Pourquoi me brûles-tu, ma couronne d’épines ?


C’était un mouvement divin.

Eh bien ! beaucoup ont crié de même dans ce siècle de corruption et de faiblesse. On leur a donné de l’or et des honneurs ; leur couronne d’épines a cessé de les brûler. Aussi ce ne sont pas là des Christs, et malgré le bruit qu’on fait autour d’eux, la postérité les remettra à leur place.

Faites-vous une place que la postérité vous confirme. Soyez le seul, parmi tous les grands poètes de notre temps, qui sache tenir sous ses pieds le démon de la vanité, comme l’archange Michel.

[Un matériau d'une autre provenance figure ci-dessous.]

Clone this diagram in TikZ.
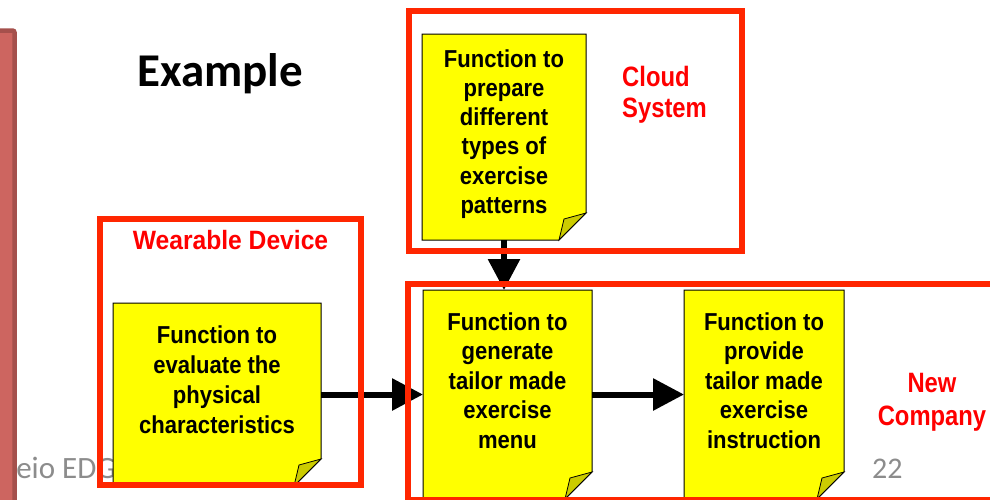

Je ne veux pas altérer en vous la sainte reconnaissance que vous portez sans doute à l’auteur de votre préface ; mais ce bon homme ne vous a pas compris. Il a eu peur de vous. Il vous a donné de mauvais conseils et de pauvres louanges. Quand je parlerai de vous au public, j’espère en parler un peu mieux. Quand vous ferez un nouveau recueil, je vous prie de me prendre pour votre éditeur et de me confier le soin de faire votre préface.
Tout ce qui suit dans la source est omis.